*WHAT YOU WILL DO:* Return the lines that follow, exactly as they appear, from the first through the one containing "const X_TICK_MARGIN = 17;"; no pictures are to be included.
========
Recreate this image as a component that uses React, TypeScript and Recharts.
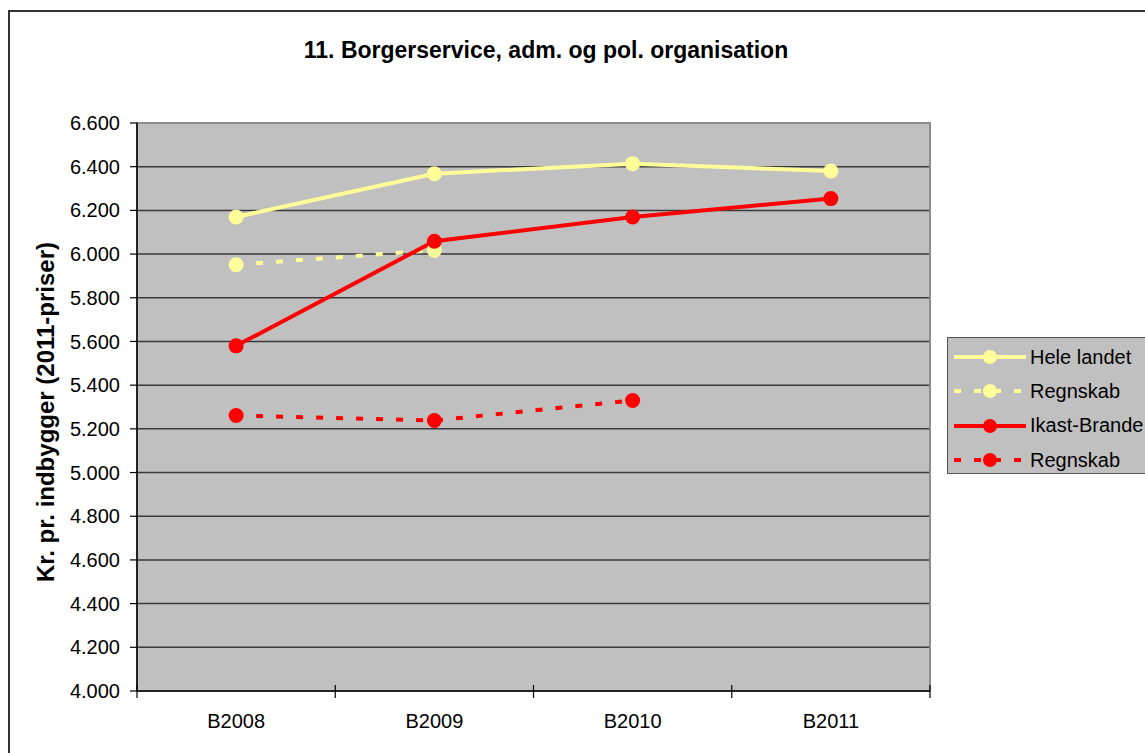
import { LineChart, Line, XAxis, YAxis, CartesianGrid, ReferenceArea } from 'recharts';

const years = ['B2008', 'B2009', 'B2010', 'B2011'];
const heleLandet = [6170, 6368, 6414, 6380];
const heleRegnskab = [5951, 6018, null, null];
const ikastBrande = [5580, 6059, 6170, 6254];
const ikastRegnskab = [5261, 5238, 5330, null];
const yTicks = [4000, 4200, 4400, 4600, 4800, 5000, 5200, 5400, 5600, 5800, 6000, 6200, 6400, 6600];

const data = years.map((year, i) => ({
  year,
  hele: heleLandet[i],
  heleR: heleRegnskab[i],
  ikast: ikastBrande[i],
  ikastR: ikastRegnskab[i],
}));

const YELLOW = '#FFFF99';
const RED = '#FF0000';
const DASH = '7 13';

const series = [
  { key: 'hele', name: 'Hele landet', color: YELLOW, dash: undefined },
  { key: 'heleR', name: 'Regnskab', color: YELLOW, dash: DASH },
  { key: 'ikast', name: 'Ikast-Brande', color: RED, dash: undefined },
  { key: 'ikastR', name: 'Regnskab', color: RED, dash: DASH },
];

const fmt = (v: number) => `${Math.floor(v / 1000)}.${String(v % 1000).padStart(3, '0')}`;

const font = '"Liberation Sans", Arial, sans-serif';

const X_TICK_SIZE = 6;
const X_TICK_MARGIN = 17;

// category label plus Excel-style tick marks at the band edges
const renderXTick = (props: any) => {
  const { x, y, payload, index } = props;
  const half = payload?.offset ?? 0;
  const axisY = y - X_TICK_SIZE - X_TICK_MARGIN;
  const edge = (ex: number, k: string) => (
    <line key={k} x1={ex} x2={ex} y1={axisY - 6} y2={axisY + 7} stroke="#000" strokeWidth={1.2} />
  );
  return (
    <g key={index}>
      {edge(x - half, 'l')}
      {index === years.length - 1 && edge(x + half, 'r')}
      <text x={x} y={y} dy="0.71em" textAnchor="middle" fill="#000" fontSize={20} fontFamily={font}>
        {payload.value}
      </text>
    </g>
  );
};

export default function App() {
  return (
    <div
      style={{
        position: 'fixed',
        left: 0,
        top: 0,
        width: 1145,
        height: 753,
        overflow: 'hidden',
        background: '#fff',
        fontFamily: font,
      }}
    >
      <div
        style={{
          position: 'absolute',
          left: 8,
          top: 10,
          width: 1300,
          height: 900,
          border: '2px solid #333',
        }}
      />
      <div style={{ position: 'absolute', left: 0, top: 0 }}>
        <LineChart
          width={1145}
          height={753}
          data={data}
          margin={{ top: 123, right: 215, left: 67, bottom: 22 }}
        >
          <CartesianGrid vertical={false} fill="#C0C0C0" stroke="#3a3a3a" strokeWidth={1.5} />
          <ReferenceArea
            x1="B2008"
            x2="B2011"
            y1={4000}
            y2={6600}
            fill="none"
            stroke="#8c8c8c"
            strokeWidth={2}
            ifOverflow="extendDomain"
          />
          <XAxis
            dataKey="year"
            scale="band"
            height={40}
            axisLine={{ stroke: '#000', strokeWidth: 1.5 }}
            tickLine={false}
            tickSize={X_TICK_SIZE}
            tickMargin={X_TICK_MARGIN}
            tick={renderXTick}
          />
          <YAxis
            width={70}
            domain={[4000, 6600]}
            ticks={yTicks}
            interval={0}
            tickFormatter={fmt}
            axisLine={{ stroke: '#000', strokeWidth: 1.5 }}
            tickLine={{ stroke: '#000', strokeWidth: 1.2 }}
            tickSize={7}
            tickMargin={10}
            tick={{ fill: '#000', fontSize: 20, fontFamily: font }}
          />
          {series.map((s) => (
            <Line
              key={s.key}
              dataKey={s.key}
              name={s.name}
              stroke={s.color}
              strokeWidth={4}
              strokeDasharray={s.dash}
              dot={{ r: 7.5, fill: s.color, stroke: 'none', strokeDasharray: '' }}
              activeDot={false}
              connectNulls={false}
              isAnimationActive={false}
            />
          ))}
        </LineChart>
      </div>
      <div
        style={{
          position: 'absolute',
          left: 0,
          top: 39,
          width: 1092,
          textAlign: 'center',
          fontSize: 23,
          lineHeight: '23px',
          fontWeight: 'bold',
          color: '#000',
          whiteSpace: 'nowrap',
        }}
      >
        11. Borgerservice, adm. og pol. organisation
      </div>
      <div
        style={{
          position: 'absolute',
          left: 46,
          top: 412,
          transform: 'translate(-50%, -50%) rotate(-90deg)',
          fontSize: 24,
          fontWeight: 'bold',
          whiteSpace: 'nowrap',
          color: '#000',
        }}
      >
        Kr. pr. indbygger (2011-priser)
      </div>
      <div
        style={{
          position: 'absolute',
          left: 947,
          top: 337,
          width: 260,
          height: 137,
          background: '#C0C0C0',
          border: '1.5px solid #555',
          boxSizing: 'border-box',
          paddingTop: 2,
        }}
      >
        {series.map((s) => (
          <div key={s.key} style={{ display: 'flex', alignItems: 'center', height: 34.3 }}>
            <svg width={82} height={20} style={{ flex: 'none' }}>
              <line x1={6} x2={78} y1={10} y2={10} stroke={s.color} strokeWidth={4} strokeDasharray={s.dash} />
              <circle cx={42} cy={10} r={7} fill={s.color} />
            </svg>
            <span style={{ fontSize: 20, color: '#000', whiteSpace: 'nowrap' }}>{s.name}</span>
          </div>
        ))}
      </div>
    </div>
  );
}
========
*FULL SOLUTION:*
Recreate this image as a component that uses React, TypeScript and Recharts.
import { LineChart, Line, XAxis, YAxis, CartesianGrid, ReferenceArea } from 'recharts';

const years = ['B2008', 'B2009', 'B2010', 'B2011'];
const heleLandet = [6170, 6368, 6414, 6380];
const heleRegnskab = [5951, 6018, null, null];
const ikastBrande = [5580, 6059, 6170, 6254];
const ikastRegnskab = [5261, 5238, 5330, null];
const yTicks = [4000, 4200, 4400, 4600, 4800, 5000, 5200, 5400, 5600, 5800, 6000, 6200, 6400, 6600];

const data = years.map((year, i) => ({
  year,
  hele: heleLandet[i],
  heleR: heleRegnskab[i],
  ikast: ikastBrande[i],
  ikastR: ikastRegnskab[i],
}));

const YELLOW = '#FFFF99';
const RED = '#FF0000';
const DASH = '7 13';

const series = [
  { key: 'hele', name: 'Hele landet', color: YELLOW, dash: undefined },
  { key: 'heleR', name: 'Regnskab', color: YELLOW, dash: DASH },
  { key: 'ikast', name: 'Ikast-Brande', color: RED, dash: undefined },
  { key: 'ikastR', name: 'Regnskab', color: RED, dash: DASH },
];

const fmt = (v: number) => `${Math.floor(v / 1000)}.${String(v % 1000).padStart(3, '0')}`;

const font = '"Liberation Sans", Arial, sans-serif';

const X_TICK_SIZE = 6;
const X_TICK_MARGIN = 17;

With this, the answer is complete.